Work through the data line by line, gathering every line that has the word "this".

Materials provided:
####################

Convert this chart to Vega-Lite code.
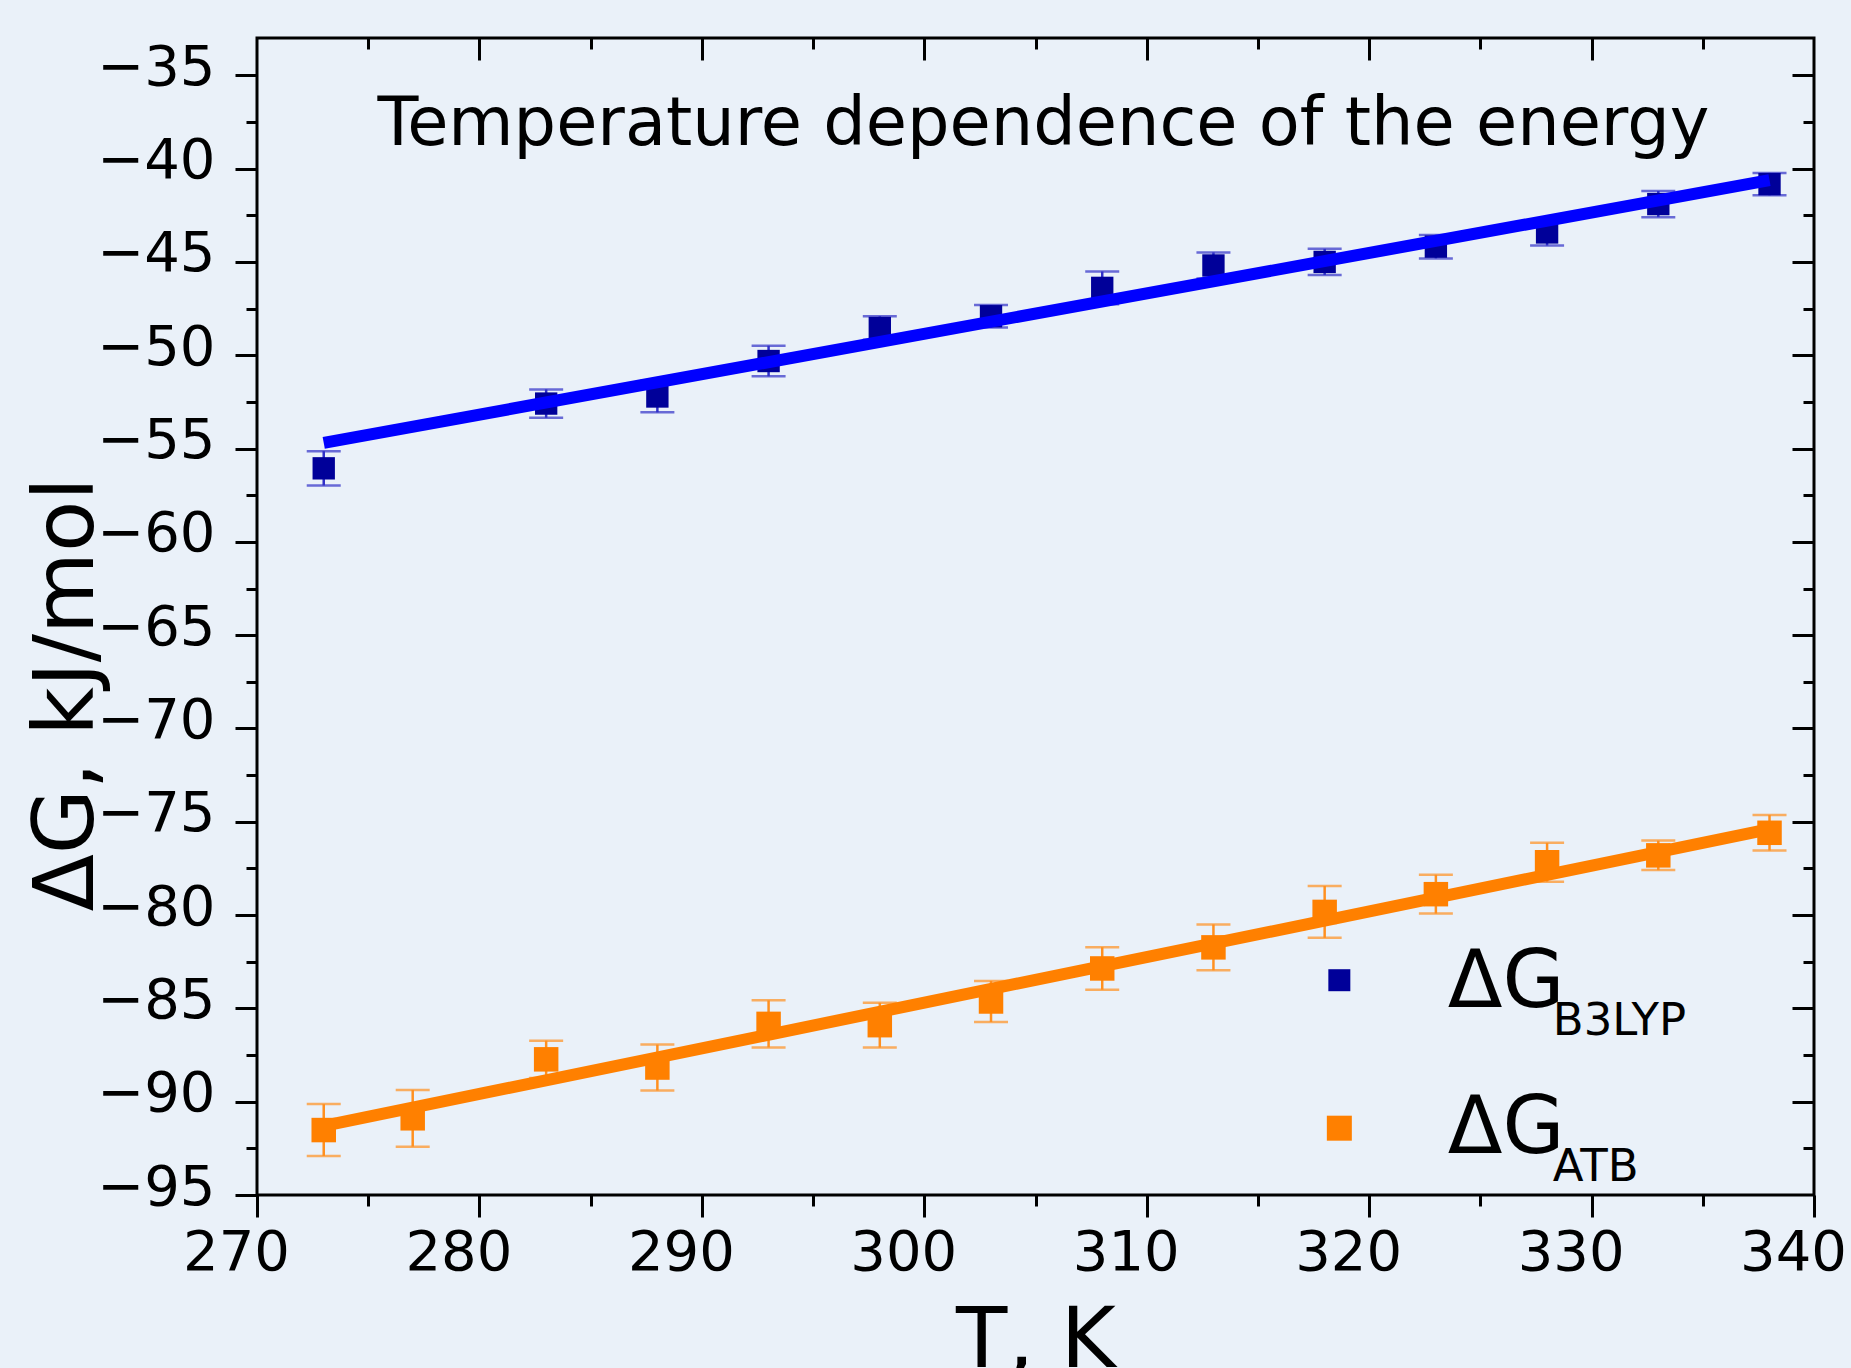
{
  "$schema": "https://vega.github.io/schema/vega-lite/v6.json",
  "autosize": {"type": "none"},
  "padding": {"left": 257, "top": 38, "right": 37, "bottom": 173},
  "width": 1557,
  "height": 1157,
  "background": "#eaf1f9",
  "title": {
    "text": "Temperature dependence of the energy",
    "orient": "top",
    "anchor": "middle",
    "frame": "group",
    "offset": -175,
    "baseline": "alphabetic",
    "dx": 8,
    "font": "DejaVu Sans",
    "fontSize": 67,
    "fontWeight": "normal",
    "color": "black"
  },
  "datasets": {
    "pts": [
      {"series": "B3LYP", "T": 273, "dG": -56.06, "lo": -56.98, "hi": -55.14},
      {"series": "B3LYP", "T": 283, "dG": -52.59, "lo": -53.35, "hi": -51.83},
      {"series": "B3LYP", "T": 288, "dG": -52.21, "lo": -53.06, "hi": -51.36},
      {"series": "B3LYP", "T": 293, "dG": -50.31, "lo": -51.13, "hi": -49.49},
      {"series": "B3LYP", "T": 298, "dG": -48.54, "lo": -49.17, "hi": -47.91},
      {"series": "B3LYP", "T": 303, "dG": -47.91, "lo": -48.51, "hi": -47.31},
      {"series": "B3LYP", "T": 308, "dG": -46.39, "lo": -47.27, "hi": -45.51},
      {"series": "B3LYP", "T": 313, "dG": -45.19, "lo": -45.89, "hi": -44.49},
      {"series": "B3LYP", "T": 318, "dG": -45.0, "lo": -45.7, "hi": -44.3},
      {"series": "B3LYP", "T": 323, "dG": -44.18, "lo": -44.81, "hi": -43.55},
      {"series": "B3LYP", "T": 328, "dG": -43.42, "lo": -44.12, "hi": -42.72},
      {"series": "B3LYP", "T": 333, "dG": -41.9, "lo": -42.6, "hi": -41.2},
      {"series": "B3LYP", "T": 338, "dG": -40.83, "lo": -41.43, "hi": -40.23},
      {"series": "ATB", "T": 273, "dG": -91.52, "lo": -92.91, "hi": -90.13},
      {"series": "ATB", "T": 277, "dG": -90.89, "lo": -92.41, "hi": -89.37},
      {"series": "ATB", "T": 283, "dG": -87.73, "lo": -88.73, "hi": -86.73},
      {"series": "ATB", "T": 288, "dG": -88.17, "lo": -89.4, "hi": -86.94},
      {"series": "ATB", "T": 293, "dG": -85.83, "lo": -87.09, "hi": -84.57},
      {"series": "ATB", "T": 298, "dG": -85.9, "lo": -87.1, "hi": -84.7},
      {"series": "ATB", "T": 303, "dG": -84.63, "lo": -85.73, "hi": -83.53},
      {"series": "ATB", "T": 308, "dG": -82.86, "lo": -84.0, "hi": -81.72},
      {"series": "ATB", "T": 313, "dG": -81.73, "lo": -82.96, "hi": -80.5},
      {"series": "ATB", "T": 318, "dG": -79.83, "lo": -81.22, "hi": -78.44},
      {"series": "ATB", "T": 323, "dG": -78.88, "lo": -79.92, "hi": -77.84},
      {"series": "ATB", "T": 328, "dG": -77.17, "lo": -78.21, "hi": -76.13},
      {"series": "ATB", "T": 333, "dG": -76.8, "lo": -77.59, "hi": -76.01},
      {"series": "ATB", "T": 338, "dG": -75.59, "lo": -76.54, "hi": -74.64}
    ],
    "fit": [
      {"series": "B3LYP", "T": 273, "fit": -54.7},
      {"series": "B3LYP", "T": 338, "fit": -40.62},
      {"series": "ATB", "T": 273, "fit": -91.3},
      {"series": "ATB", "T": 338, "fit": -75.4}
    ],
    "leg": [
      {"series": "B3LYP", "main": "ΔG", "sub": "B3LYP"},
      {"series": "ATB", "main": "ΔG", "sub": "ATB"}
    ]
  },
  "layer": [
    {
      "data": {"name": "pts"},
      "mark": {"type": "errorbar", "ticks": {"size": 34}, "thickness": 2.5},
      "encoding": {
        "x": {"field": "T", "type": "quantitative", "scale": {"domain": [270, 340], "nice": false, "zero": false}, "axis": null},
        "y": {"field": "lo", "type": "quantitative", "scale": {"domain": [-95, -33], "nice": false, "zero": false}, "axis": null},
        "y2": {"field": "hi"},
        "color": {"field": "series", "type": "nominal", "scale": {"domain": ["B3LYP", "ATB"], "range": ["#3030c8", "#ff9020"]}, "legend": null}
      }
    },
    {
      "data": {"name": "pts"},
      "mark": {"type": "point", "shape": "square", "filled": true, "opacity": 1},
      "encoding": {
        "x": {"field": "T", "type": "quantitative", "scale": {"domain": [270, 340], "nice": false, "zero": false},
          "axis": {"orient": "bottom", "values": [270, 280, 290, 300, 310, 320, 330, 340], "tickSize": 22, "tickWidth": 3, "tickColor": "black", "domain": false, "grid": false,
            "labelFont": "DejaVu Sans", "labelFontSize": 56, "labelColor": "black", "labelPadding": 8, "labelOffset": -21, "labelFlush": false, "labelOverlap": false, "labelBound": false,
            "title": "T, K", "titleFont": "DejaVu Sans", "titleFontSize": 84, "titleFontWeight": "normal", "titleColor": "black", "titleBaseline": "alphabetic", "titleY": 171}},
        "y": {"field": "dG", "type": "quantitative", "scale": {"domain": [-95, -33], "nice": false, "zero": false},
          "axis": {"orient": "left", "values": [-95, -90, -85, -80, -75, -70, -65, -60, -55, -50, -45, -40, -35], "tickSize": 22, "tickWidth": 3, "tickColor": "black", "domain": false, "grid": false,
            "labelFont": "DejaVu Sans", "labelFontSize": 56, "labelColor": "black", "labelPadding": 20, "labelOffset": -8, "labelOverlap": false, "labelBound": false, "labelFlush": false,
            "title": "ΔG, kJ/mol", "titleFont": "DejaVu Sans", "titleFontSize": 84, "titleFontWeight": "normal", "titleColor": "black", "titleAngle": 270, "titleBaseline": "alphabetic", "titleAlign": "center", "titleX": -165, "titleY": 656}},
        "color": {"field": "series", "type": "nominal", "scale": {"domain": ["B3LYP", "ATB"], "range": ["#000099", "#ff8000"]}, "legend": null},
        "size": {"field": "series", "type": "nominal", "scale": {"domain": ["B3LYP", "ATB"], "range": [500, 600]}, "legend": null}
      }
    },
    {
      "data": {"name": "fit"},
      "mark": {"type": "line", "strokeWidth": 12, "strokeCap": "butt"},
      "encoding": {
        "x": {"field": "T", "type": "quantitative", "scale": {"domain": [270, 340], "nice": false, "zero": false},
          "axis": {"orient": "bottom", "values": [275, 285, 295, 305, 315, 325, 335], "tickSize": 11, "tickWidth": 3, "tickColor": "black", "domain": false, "grid": false, "labels": false, "title": null}},
        "y": {"field": "fit", "type": "quantitative", "scale": {"domain": [-95, -33], "nice": false, "zero": false},
          "axis": {"orient": "left", "values": [-92.5, -87.5, -82.5, -77.5, -72.5, -67.5, -62.5, -57.5, -52.5, -47.5, -42.5, -37.5], "tickSize": 11, "tickWidth": 3, "tickColor": "black", "domain": false, "grid": false, "labels": false, "title": null}},
        "detail": {"field": "series"},
        "color": {"field": "series", "type": "nominal", "scale": {"domain": ["B3LYP", "ATB"], "range": ["#0000ff", "#ff8000"]}, "legend": null}
      }
    },
    {
      "data": {"name": "leg"},
      "transform": [{"filter": "datum.series == 'B3LYP'"}],
      "mark": {"type": "point", "shape": "square", "filled": true, "opacity": 1, "size": 484, "color": "#000099"},
      "encoding": {
        "x": {"datum": 318.66, "type": "quantitative", "scale": {"domain": [270, 340], "nice": false, "zero": false},
          "axis": {"orient": "top", "values": [280, 290, 300, 310, 320, 330], "tickSize": -22, "tickWidth": 3, "tickColor": "black", "domain": false, "grid": false, "labels": false, "title": null}},
        "y": {"datum": -83.49, "type": "quantitative", "scale": {"domain": [-95, -33], "nice": false, "zero": false},
          "axis": {"orient": "right", "values": [-90, -85, -80, -75, -70, -65, -60, -55, -50, -45, -40, -35], "tickSize": -22, "tickWidth": 3, "tickColor": "black", "domain": false, "grid": false, "labels": false, "title": null}}
      }
    },
    {
      "data": {"name": "leg"},
      "transform": [{"filter": "datum.series == 'ATB'"}],
      "mark": {"type": "point", "shape": "square", "filled": true, "opacity": 1, "size": 625, "color": "#ff8000"},
      "encoding": {
        "x": {"datum": 318.66, "type": "quantitative", "scale": {"domain": [270, 340], "nice": false, "zero": false},
          "axis": {"orient": "top", "values": [275, 285, 295, 305, 315, 325, 335], "tickSize": -11, "tickWidth": 3, "tickColor": "black", "domain": false, "grid": false, "labels": false, "title": null}},
        "y": {"datum": -91.42, "type": "quantitative", "scale": {"domain": [-95, -33], "nice": false, "zero": false},
          "axis": {"orient": "right", "values": [-92.5, -87.5, -82.5, -77.5, -72.5, -67.5, -62.5, -57.5, -52.5, -47.5, -42.5, -37.5], "tickSize": -11, "tickWidth": 3, "tickColor": "black", "domain": false, "grid": false, "labels": false, "title": null}}
      }
    },
    {
      "data": {"name": "leg"},
      "transform": [{"filter": "datum.series == 'B3LYP'"}],
      "mark": {"type": "text", "align": "left", "baseline": "alphabetic", "font": "DejaVu Sans", "fontSize": 80, "color": "black"},
      "encoding": {
        "x": {"datum": 323.53, "type": "quantitative", "axis": null},
        "y": {"datum": -84.94, "type": "quantitative", "axis": null},
        "text": {"field": "main"}
      }
    },
    {
      "data": {"name": "leg"},
      "transform": [{"filter": "datum.series == 'ATB'"}],
      "mark": {"type": "text", "align": "left", "baseline": "alphabetic", "font": "DejaVu Sans", "fontSize": 80, "color": "black"},
      "encoding": {
        "x": {"datum": 323.53, "type": "quantitative", "axis": null},
        "y": {"datum": -92.76, "type": "quantitative", "axis": null},
        "text": {"field": "main"}
      }
    },
    {
      "data": {"name": "leg"},
      "transform": [{"filter": "datum.series == 'B3LYP'"}],
      "mark": {"type": "text", "align": "left", "baseline": "alphabetic", "font": "DejaVu Sans", "fontSize": 45, "color": "black"},
      "encoding": {
        "x": {"datum": 328.26, "type": "quantitative", "axis": null},
        "y": {"datum": -86.44, "type": "quantitative", "axis": null},
        "text": {"field": "sub"}
      }
    },
    {
      "data": {"name": "leg"},
      "transform": [{"filter": "datum.series == 'ATB'"}],
      "mark": {"type": "text", "align": "left", "baseline": "alphabetic", "font": "DejaVu Sans", "fontSize": 45, "color": "black"},
      "encoding": {
        "x": {"datum": 328.26, "type": "quantitative", "axis": null},
        "y": {"datum": -94.27, "type": "quantitative", "axis": null},
        "text": {"field": "sub"}
      }
    }
  ],
  "resolve": {"scale": {"color": "independent"}, "axis": {"x": "independent", "y": "independent"}},
  "config": {
    "view": {"stroke": "black", "strokeWidth": 3},
    "axis": {"grid": false}
  }
}
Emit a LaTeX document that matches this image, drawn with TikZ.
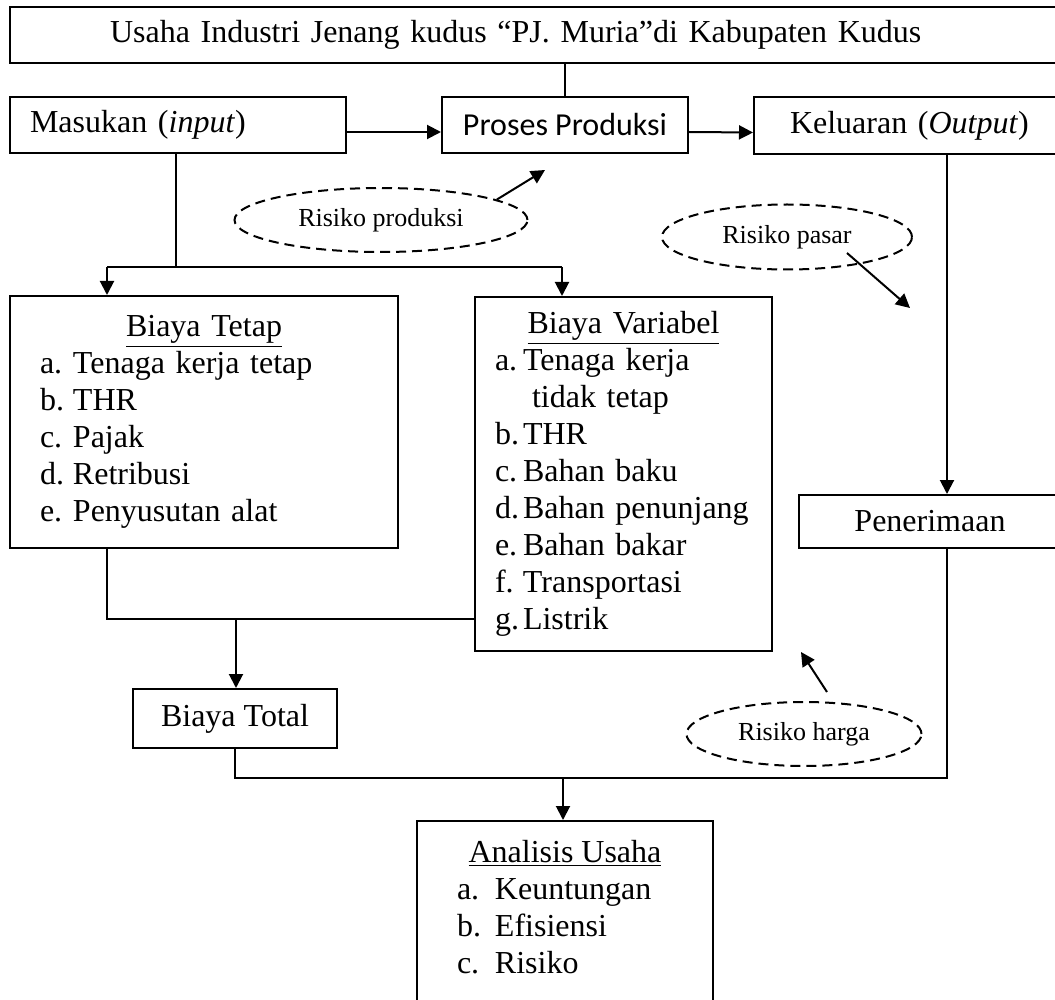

####################

Final result:
Convert this chart to Vega-Lite code.
Emit a LaTeX document that matches this image, drawn with TikZ.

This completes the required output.